I’m not sure if this is a phenomenon common to all children, or just
my children, but all of my kids put things in things. It makes life so
much more…. let’s go with ‘interesting.’ I can never find anything
because my kids are always moving stuff around to put into other
places. When people come to visit and ask where a particular kitchen
item might be, I shrug and say, “Your guess is as good as mine.” My
kids routinely swipe things like the tea ball and put acorns in it and
then put it under a pillow. Or fill a small box with googly eyes and
put it among my books. This has not improved as they’ve aged, only
expanded their reach to objects on higher shelves.
Sometimes it’s like living in that scene from the movie Poltergeist,
where the woman turns her back for two seconds and when she turns around
again all the kitchen chairs are inexplicably up on the table. I took a
stack of hangers out of my closet the other day, and then next thing I
knew this happened:
This is making moving especially difficult. Every time I try to pack
something I turn around a minute later to find things have come out of
the boxes and been incorporated into some eloborate game involving
squeaky pets and a blanket that has been spread out over a large area.
It doesn’t matter how often I tell them not to touch something or stay
out of what I’m doing, they can’t remember that for more than two
seconds and things end up in things but not in any way that I would find
useful.
This has been going on forever. When Aden wasn’t even two I remember
trying to clean up the kitchen and there was a toilet paper tube
standing up on the table. I picked it up to put it in the trash, and it
turns out my darling daughter had painstakingly filled it with small
beads. I will never forget snatching up that tube and hearing the
tremendous ‘CHHSSHHWWOOOOOOSHHHHHHckkkk k k k k k k ‘ of hundreds of
beads cascading to the floor.
There are ponytail holders wrapped to the oddest things, I can’t tie
my robe because the belt is used for too many important things (such as
tails or vines for swinging from, and the last time I spotted it, it was
in the back of the minivan for some reason) and forget keeping the
pieces to any game together. Aden is getting pretty good at chess, but
we’re down one pawn because several of the pieces ended up in something
at some point and that one white pawn never found its way back.
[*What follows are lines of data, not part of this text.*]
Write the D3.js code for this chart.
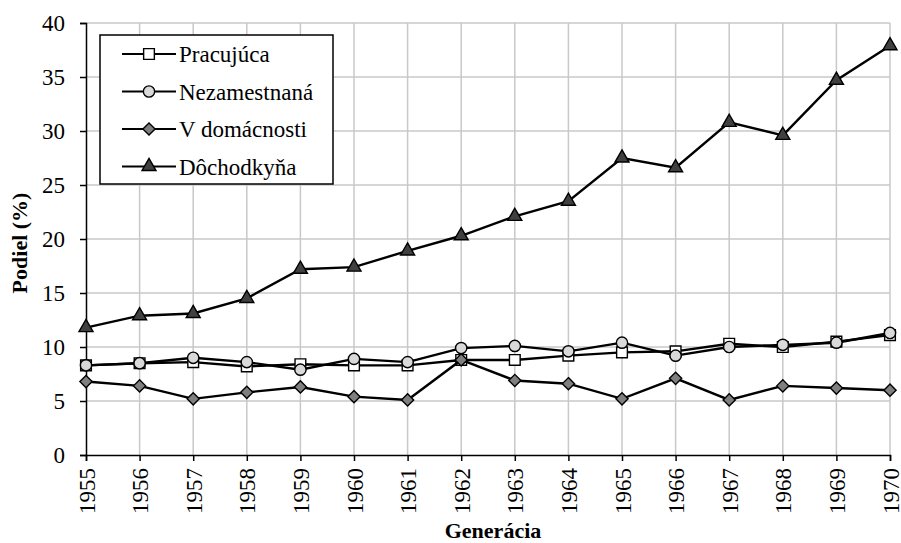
<!DOCTYPE html>
<html>
<head>
<meta charset="utf-8">
<script src="https://cdn.jsdelivr.net/npm/d3@7"></script>
</head>
<body style="margin:0; background:#fff">
<svg width="901" height="543"></svg>
<script>
// dáta
var years = [1955, 1956, 1957, 1958, 1959, 1960, 1961, 1962, 1963, 1964, 1965, 1966, 1967, 1968, 1969, 1970];
var pracujuca = [8.3, 8.5, 8.6, 8.2, 8.4, 8.3, 8.3, 8.8, 8.8, 9.2, 9.5, 9.6, 10.3, 10.0, 10.5, 11.1];
var nezamestnana = [8.3, 8.5, 9.0, 8.6, 7.9, 8.9, 8.6, 9.9, 10.1, 9.6, 10.4, 9.2, 10.0, 10.2, 10.4, 11.3];
var vDomacnosti = [6.8, 6.4, 5.2, 5.8, 6.3, 5.4, 5.1, 8.8, 6.9, 6.6, 5.2, 7.1, 5.1, 6.4, 6.2, 6.0];
var dochodkyna = [11.8, 12.9, 13.1, 14.5, 17.2, 17.4, 18.9, 20.3, 22.1, 23.5, 27.5, 26.6, 30.8, 29.6, 34.7, 37.9];
var seriesNames = ["Pracujúca", "Nezamestnaná", "V domácnosti", "Dôchodkyňa"];
var yTicks = [0, 5, 10, 15, 20, 25, 30, 35, 40];

var FONT = "Liberation Serif";

var svg = d3.select("svg"),
  margin = {left: 86, right: 11, top: 23, bottom: 88},
  width = +svg.attr("width") - margin.left - margin.right,
  height = +svg.attr("height") - margin.top - margin.bottom;

var g = svg.append("g").attr("transform", "translate(" + margin.left + "," + margin.top + ")");

var x = d3.scaleLinear().domain([1955, 1970]).range([0, width]);
var y = d3.scaleLinear().domain([0, 40]).range([height, 0]);

// mriežka
g.append("g").selectAll("line").data(yTicks.slice(1)).enter().append("line")
  .attr("x1", 0).attr("x2", width)
  .attr("y1", function (d) { return y(d); }).attr("y2", function (d) { return y(d); })
  .style("stroke", "#c8c8c8").style("stroke-width", 1.5);
g.append("g").selectAll("line").data(years.slice(1)).enter().append("line")
  .attr("x1", function (d) { return x(d); }).attr("x2", function (d) { return x(d); })
  .attr("y1", 0).attr("y2", height)
  .style("stroke", "#c8c8c8").style("stroke-width", 1.5);

// osi
var yAxis = g.append("g")
  .call(d3.axisLeft(y).tickValues(yTicks).tickSize(6).tickPadding(15));
var xAxis = g.append("g").attr("transform", "translate(0," + height + ")")
  .call(d3.axisBottom(x).tickValues(years).tickFormat(d3.format("d")).tickSize(6));
[yAxis, xAxis].forEach(function (a) {
  a.attr("font-family", FONT).attr("font-size", 23);
  a.select(".domain").style("stroke", "#000").style("stroke-width", 1.5);
  a.selectAll(".tick line").style("stroke", "#000").style("stroke-width", 1.5);
  a.selectAll("text").attr("fill", "#000");
});
xAxis.selectAll("text")
  .attr("transform", "rotate(-90)")
  .attr("x", -13).attr("y", 0).attr("dy", "0.35em")
  .attr("text-anchor", "end");

// popisy osí
svg.append("text")
  .attr("transform", "translate(27," + (margin.top + height / 2 + 4) + ") rotate(-90)")
  .attr("text-anchor", "middle")
  .attr("font-family", FONT)
  .attr("font-size", 22).attr("font-weight", "bold")
  .text("Podiel (%)");
svg.append("text")
  .attr("x", 493).attr("y", 538)
  .attr("text-anchor", "middle")
  .attr("font-family", FONT)
  .attr("font-size", 22).attr("font-weight", "bold")
  .text("Generácia");

// série
var series = [
  {name: seriesNames[0], values: pracujuca, symbol: d3.symbolSquare, size: 115, fill: "#ffffff"},
  {name: seriesNames[1], values: nezamestnana, symbol: d3.symbolCircle, size: 100, fill: "#d9d9d9"},
  {name: seriesNames[2], values: vDomacnosti, symbol: d3.symbolDiamond2, size: 95, fill: "#7f7f7f"},
  {name: seriesNames[3], values: dochodkyna, symbol: d3.symbolTriangle, size: 85, fill: "#404040"}
];

var line = d3.line()
  .x(function (d, i) { return x(years[i]); })
  .y(function (d) { return y(d); });

series.forEach(function (s) {
  g.append("path")
    .datum(s.values)
    .attr("d", line)
    .style("fill", "none").style("stroke", "#000").style("stroke-width", 2.4);
  g.append("g").selectAll("path").data(s.values).enter().append("path")
    .attr("d", d3.symbol().type(s.symbol).size(s.size))
    .attr("transform", function (d, i) { return "translate(" + x(years[i]) + "," + y(d) + ")"; })
    .style("fill", s.fill).style("stroke", "#000").style("stroke-width", 1.4);
});

// legenda
var legend = svg.append("g").attr("transform", "translate(100,35)");
legend.append("rect")
  .attr("width", 233).attr("height", 149)
  .style("fill", "#fff").style("stroke", "#000").style("stroke-width", 1.5);
series.forEach(function (s, i) {
  var ly = 19 + i * 37.5;
  legend.append("line").attr("x1", 22).attr("x2", 76).attr("y1", ly).attr("y2", ly)
    .style("stroke", "#000").style("stroke-width", 2);
  legend.append("path")
    .attr("d", d3.symbol().type(s.symbol).size(s.size))
    .attr("transform", "translate(49," + ly + ")")
    .style("fill", s.fill).style("stroke", "#000").style("stroke-width", 1.4);
  legend.append("text").attr("x", 79).attr("y", ly).attr("dy", "0.35em")
    .attr("font-family", FONT)
    .attr("font-size", 23).text(s.name);
});
</script>
</body>
</html>
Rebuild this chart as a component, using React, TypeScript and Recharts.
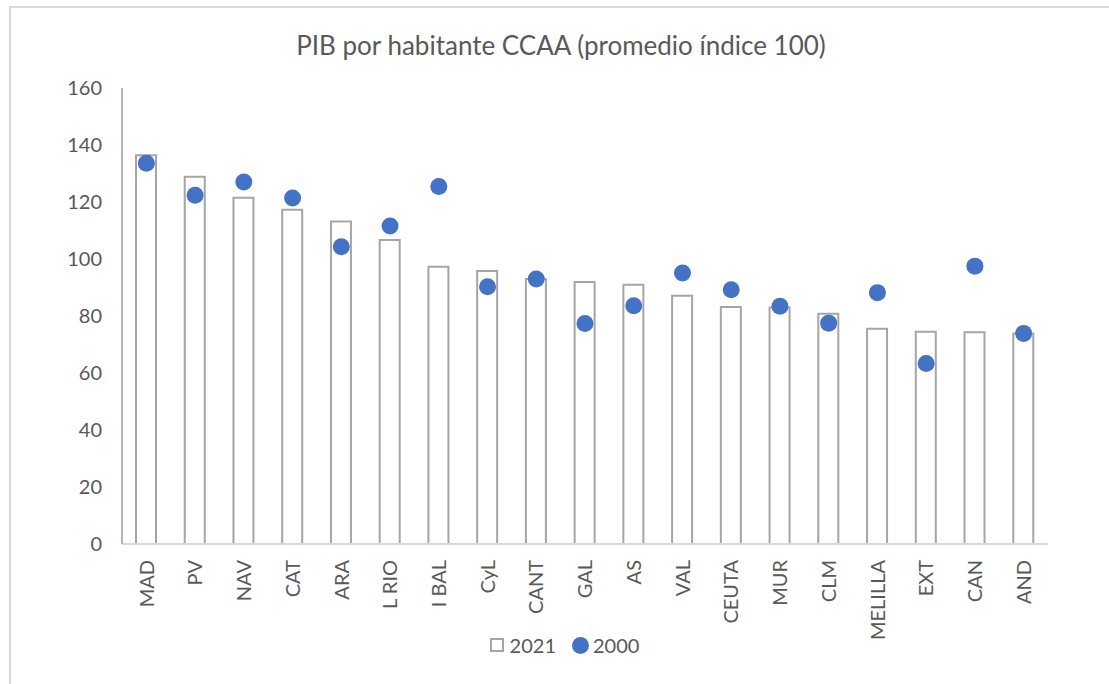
import React from "react";
import { ComposedChart, Bar, Line, XAxis, YAxis } from "recharts";

const REGIONS = ["MAD", "PV", "NAV", "CAT", "ARA", "L RIO", "I BAL", "CyL", "CANT", "GAL", "AS", "VAL", "CEUTA", "MUR", "CLM", "MELILLA", "EXT", "CAN", "AND"];
const Y2021 = [136.4, 128.9, 121.5, 117.3, 113.2, 106.7, 97.3, 95.8, 93.0, 91.9, 91.0, 87.1, 83.2, 83.0, 80.8, 75.5, 74.5, 74.3, 73.9];
const Y2000 = [133.6, 122.4, 127.0, 121.4, 104.3, 111.6, 125.4, 90.3, 93.0, 77.4, 83.6, 95.1, 89.2, 83.4, 77.5, 88.2, 63.3, 97.5, 73.9];
const Y_TICKS = [0, 20, 40, 60, 80, 100, 120, 140, 160];
const SERIES = ["2021", "2000"];

const FONT = "Lato, 'Open Sans', sans-serif";
const TEXT = "#595959";
const BORDER = "#b3b3b3";
const BAR_STROKE = "#a5a5a5";
const DOT = "#4472c4";

const data = REGIONS.map((r, i) => ({ region: r, v2021: Y2021[i], v2000: Y2000[i] }));

const RotatedTick = ({ x, y, payload }: any) => (
  <g transform={`translate(${x},${y})`}>
    <text
      transform="rotate(-90)"
      x={-8}
      y={0}
      dy="0.36em"
      textAnchor="end"
      fill={TEXT}
      fontSize={20}
      fontFamily={FONT}
    >
      {payload.value}
    </text>
  </g>
);

export default function App() {
  return (
    <div style={{ position: "absolute", left: 0, top: 0, width: 1109, height: 684, overflow: "hidden", background: "#fff" }}>
      <div style={{ position: "absolute", left: 9, top: 6, width: 1110, height: 700, border: "2px solid #d9d9d9" }} />
      <div
        style={{
          position: "absolute",
          left: 9,
          top: 28,
          width: 1104,
          textAlign: "center",
          fontFamily: FONT,
          fontSize: 26,
          color: TEXT,
          lineHeight: "34px",
        }}
      >
        PIB por habitante CCAA (promedio índice 100)
      </div>
      <div style={{ position: "absolute", left: 0, top: 0 }}>
        <ComposedChart width={1109} height={684} data={data} margin={{ top: 88, right: 61, bottom: 0, left: 60 }}>
          <XAxis
            dataKey="region"
            height={140}
            interval={0}
            tick={<RotatedTick />}
            tickLine={false}
            axisLine={{ stroke: "#d9d9d9", strokeWidth: 2 }}
          />
          <XAxis xAxisId="top" dataKey="region" orientation="top" height={0} tick={false} tickLine={false} axisLine={{ stroke: BORDER, strokeWidth: 2 }} />
          <YAxis
            domain={[0, 160]}
            ticks={Y_TICKS}
            width={62}
            tickLine={false}
            tickMargin={14}
            axisLine={{ stroke: BORDER, strokeWidth: 2 }}
            tick={{ fill: TEXT, fontSize: 20, fontFamily: FONT }}
          />
          <YAxis yAxisId="right" orientation="right" domain={[0, 160]} width={0} tick={false} tickLine={false} axisLine={{ stroke: BORDER, strokeWidth: 2 }} />
          <Bar dataKey="v2021" name={SERIES[0]} barSize={20} fill="#ffffff" stroke={BAR_STROKE} strokeWidth={2} isAnimationActive={false} />
          <Line
            dataKey="v2000"
            name={SERIES[1]}
            stroke="none"
            strokeWidth={0}
            dot={{ r: 8.5, fill: DOT, stroke: "none" }}
            activeDot={false}
            isAnimationActive={false}
          />
        </ComposedChart>
      </div>
      <div
        style={{
          position: "absolute",
          top: 633,
          left: 0,
          width: 1109,
          display: "flex",
          justifyContent: "center",
          alignItems: "center",
          fontFamily: FONT,
          fontSize: 20,
          color: TEXT,
          paddingLeft: 20,
          boxSizing: "border-box",
        }}
      >
        <span style={{ display: "inline-block", width: 10, height: 10, border: `2px solid ${BAR_STROKE}`, background: "#fff", marginRight: 6 }} />
        <span style={{ marginRight: 16 }}>{SERIES[0]}</span>
        <span style={{ display: "inline-block", width: 17, height: 17, borderRadius: "50%", background: DOT, marginRight: 4 }} />
        <span>{SERIES[1]}</span>
      </div>
    </div>
  );
}
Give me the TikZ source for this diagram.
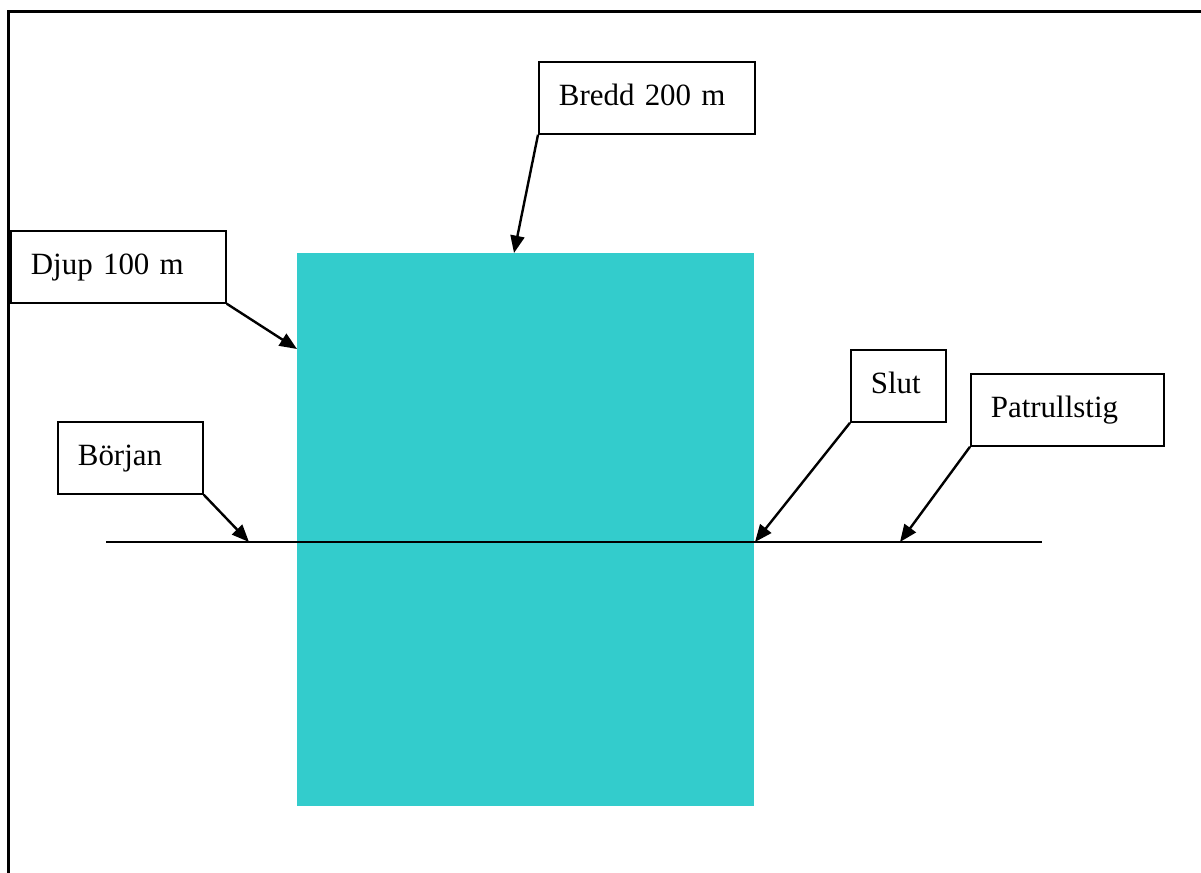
\documentclass[tikz,border=0pt]{standalone}
\usepackage{fontspec}
\setmainfont{Liberation Serif}
\usetikzlibrary{arrows.meta}
\definecolor{pondteal}{HTML}{33CCCC}
\begin{document}
\begin{tikzpicture}[x=0.75pt,y=-0.75pt,
  lbl/.style={draw=black,line width=1.3pt,fill=white,anchor=north west,
    inner xsep=15pt,inner ysep=0pt,text height=32.5pt,text depth=21.5pt,
    align=left,text width=#1,font=\fontsize{23.2}{27}\selectfont},
  ptr/.style={line width=1.8pt,-{Triangle[length=13pt,width=10.5pt]}},
  frameline/.style={line width=2.25pt}]
\useasboundingbox (0,0) rectangle (1201,873);
% outer frame (left and top only)
\coordinate (fBL) at (8.7,873);
\coordinate (fTL) at (8.7,12);
\coordinate (fTR) at (1201,12);
\draw[frameline] (fBL) -- (fTL) -- (fTR);
% pond
\fill[pondteal] (297,253) rectangle (754,806);
% path
\coordinate (pathW) at (106,542);
\coordinate (pathE) at (1042,542);
\draw[line width=1.6pt] (pathW) -- (pathE);
% arrow targets
\coordinate (tDjup) at (297,349);
\coordinate (tBredd) at (514,253);
\coordinate (tBorjan) at (249,542);
\coordinate (tSlut) at (755,542);
\coordinate (tPatrull) at (900,542);
% labels
\node[lbl=131.25pt] (djup) at (10,230) {Djup 100 m};
\node[lbl=132pt] (bredd) at (538,61) {Bredd 200 m};
\node[lbl=78.75pt] (borjan) at (57,421) {Början};
\node[lbl=41.25pt] (slut) at (850,349) {Slut};
\node[lbl=114.75pt] (patrull) at (970,373) {Patrullstig};
% connectors
\draw[ptr] (djup.south east) -- (tDjup);
\draw[ptr] (bredd.south west) -- (tBredd);
\draw[ptr] (borjan.south east) -- (tBorjan);
\draw[ptr] (slut.south west) -- (tSlut);
\draw[ptr] (patrull.south west) -- (tPatrull);
\end{tikzpicture}
\end{document}
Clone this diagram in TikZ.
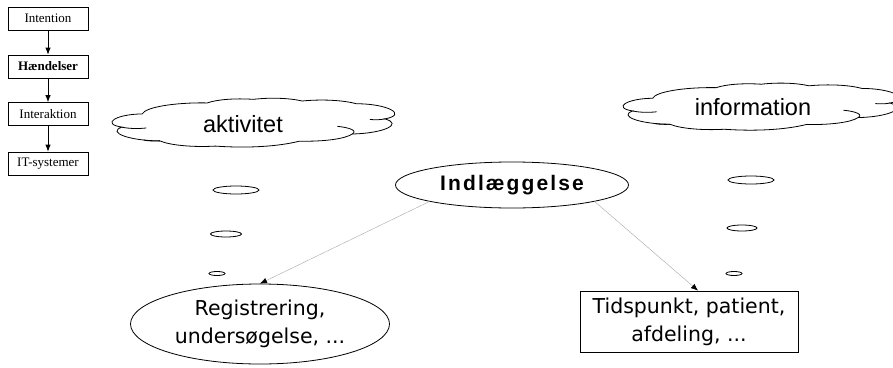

Hi Ho
Cherry-O was decimated long ago because a chunk of those play cherries
had to go into something else. Quinn has been creating ‘parades’
lately, taking puzzle pieces and lining them up in rows that run through
several rooms. Now when we put together Africa we lament the absence
of Burkina Faso, and we haven’t seen Iran from the Asia puzzle in a
long, long time. Much of the world ends up in cooking bowls now as my
son stirs his global soups. If we still have all of Canada by the time
we get into the new house I will be amazed.
Anyway, I have unrealistic dreams that in the new house I might be
able to contain some of my kids’ creative need to rearrange everything
to certain areas, but in my heart I know better. I will set up my
pretty house in a way I think looks nice and functions well, but once we
are all moved in and I turn my back, I know I will look around again
just to see weird things like this that I don’t understand:
*sigh*
I wonder what it must be like for people who don’t live with children
to have everything stay put all the time. Must be tremedously dull to
put your keys on the table and actually have them be there later when
you need them. I can’t even imagine that now, it’s just so far removed
from my reality.
I think for my birthday sometime I want a day where nothing ends up
in anything I didn’t know about. A day of no surprises and nothing but
boredom sounds better than winning the lottery to me. In the meantime,
at least the little culprits are cute.